Tasks help. Like getting up. Or setting a new sail because the wind has shifted, or the course changed. Having to pee. Radio check-ins, washing up, writing a line in the log. And order: watches always the same - 8 to 12, 12 to 4, 4 to 8, same every day. Crises help: after 8 hours of flawless operation on the first night, the engine overheated. In fixing it, I looked for signs of a leak from the many hoses and sure enough there it was, a dried, rusty spatter - and tightening THAT hose clamp (with a spanner not just a screwdriver!) and refilling with fresh water was enough; our dear engine ran well, even cooler than before.

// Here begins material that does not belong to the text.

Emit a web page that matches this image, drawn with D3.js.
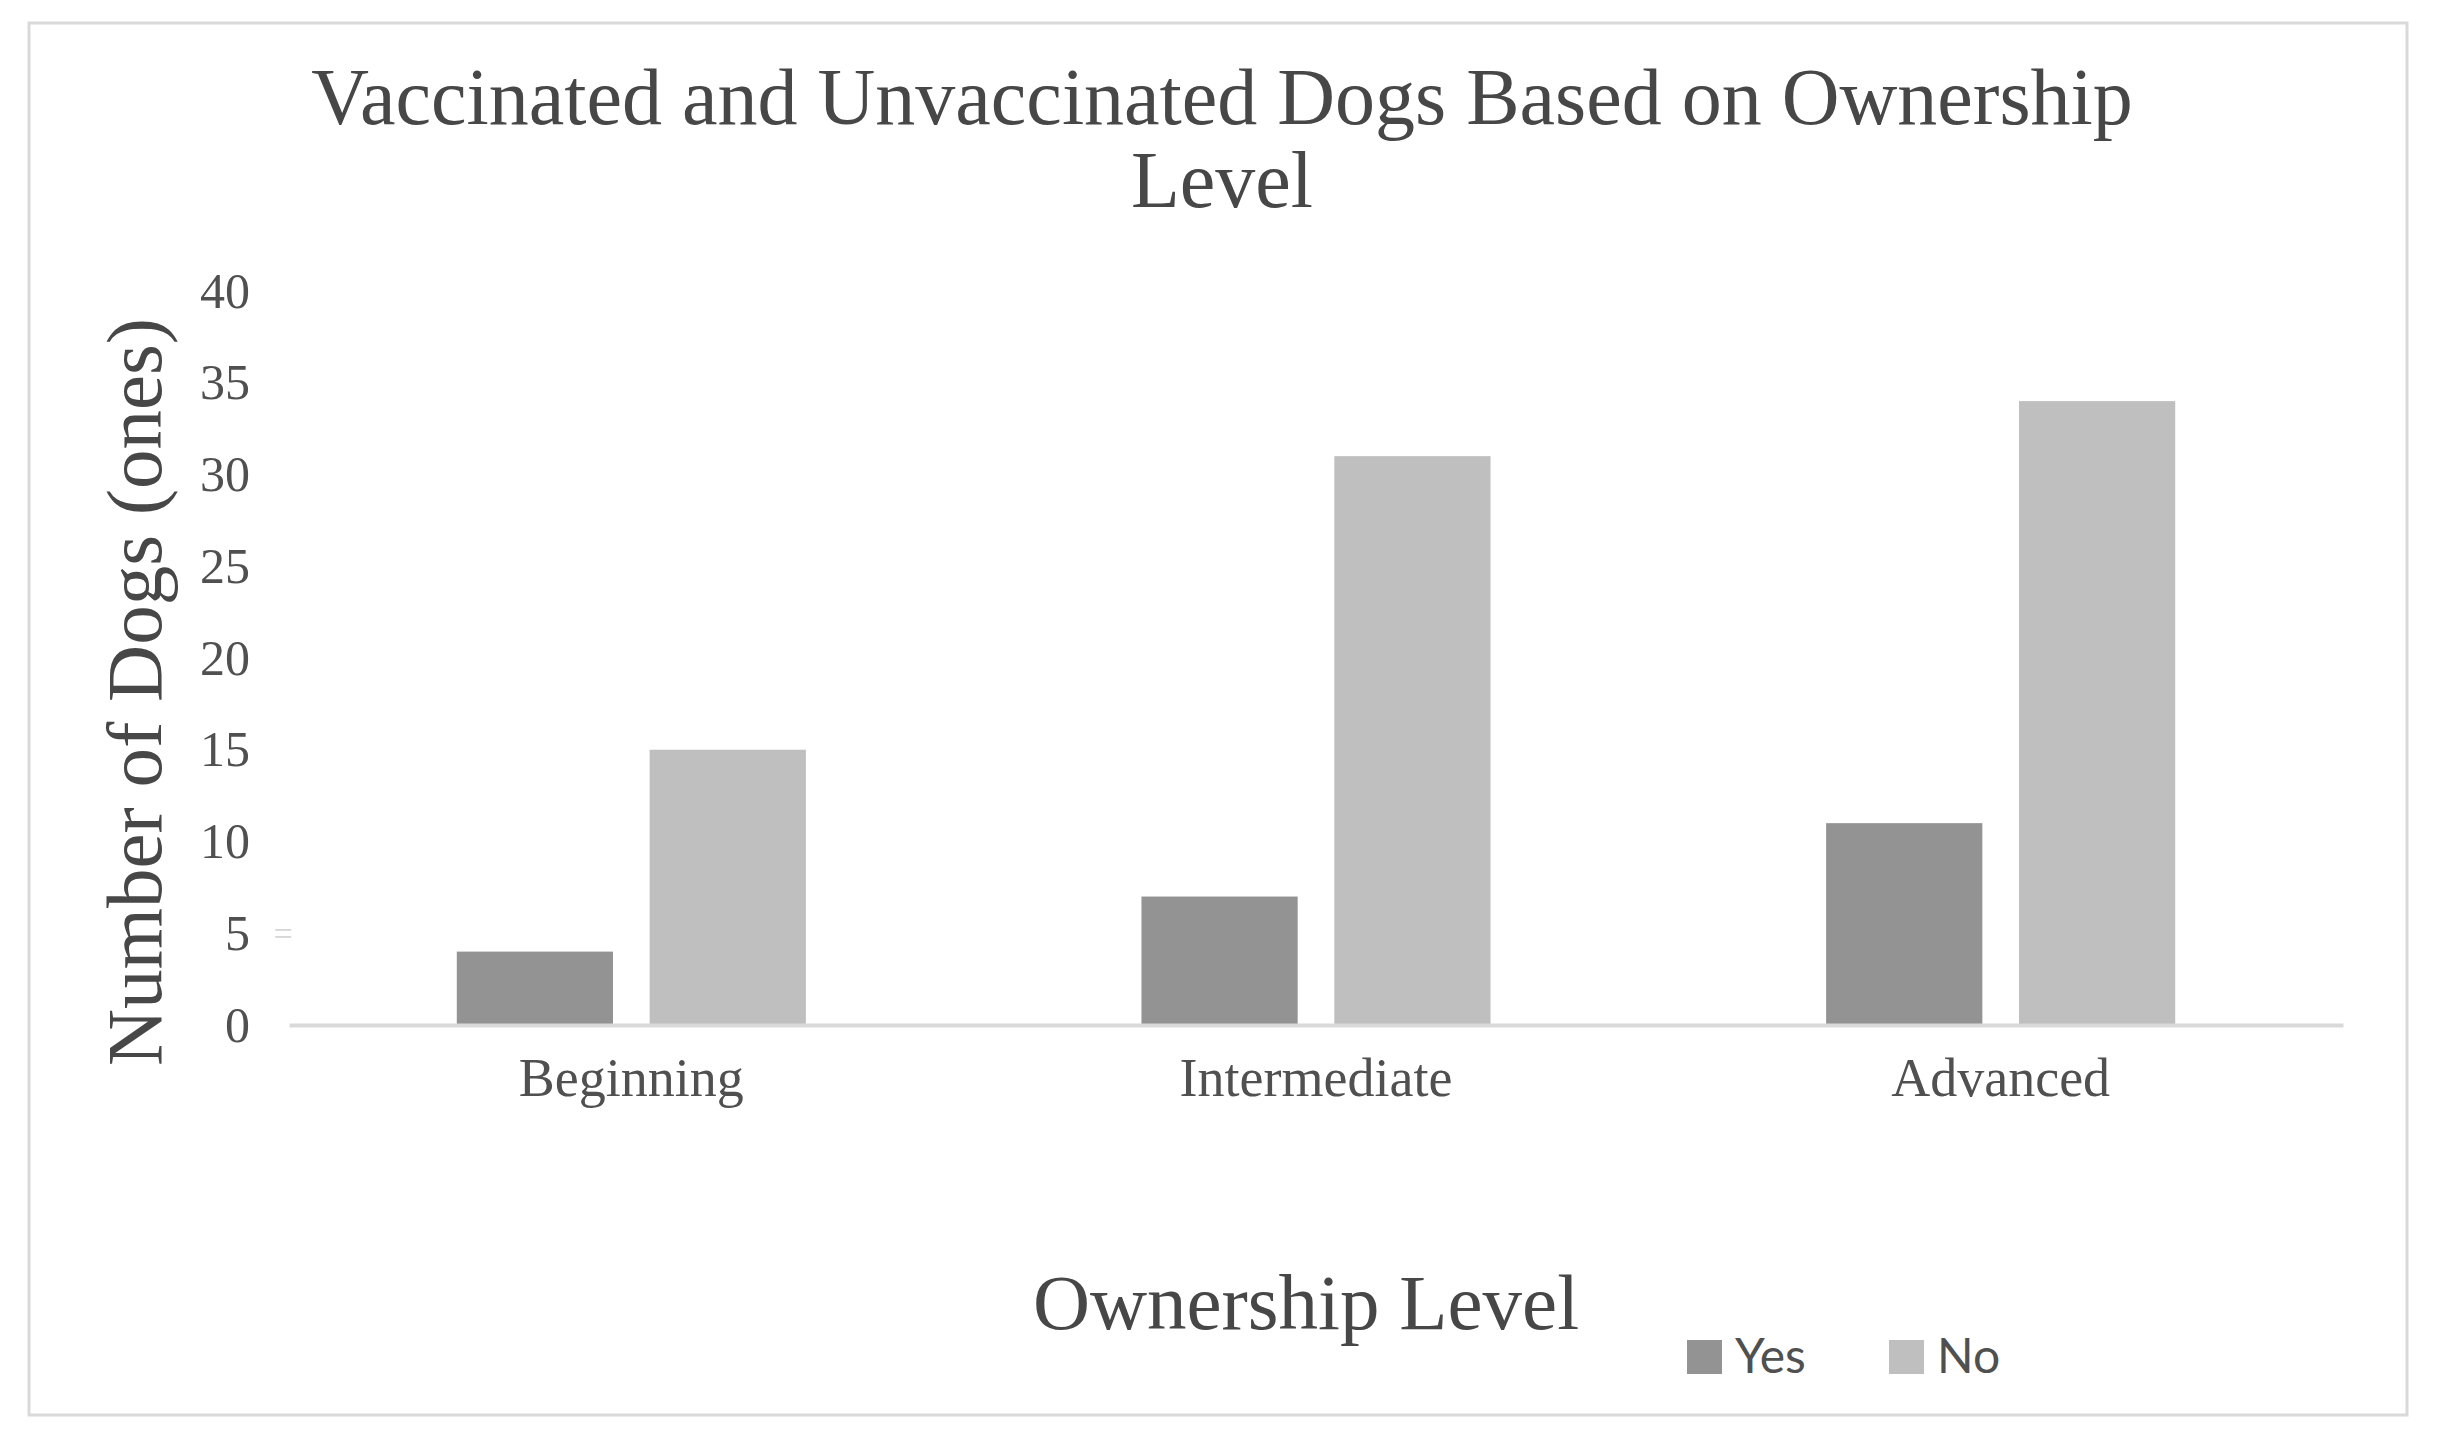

Sometimes we sit in the cockpit and converse: Quent has many stories, even one of his ship being boarded by pirates, and we swap "there I was ..." stories from our patchwork pasts, other times one might find a nook and read a book, cook a meal or write a blog - the boat is big enough to allow this sort of variety. To be apart, if that's what you want. Or to sip a Bailey's and ice, all together in the saloon before dinner.
Stalks of bananas swing in the cockpit, and a large net of pawpaw, limes, grapefruit pendulums along with bars of light in the main cabin. The sea is more regular this morning - mama rocks the cradle, Mmmm...
But sometimes I wonder: do I really believe I am doing this?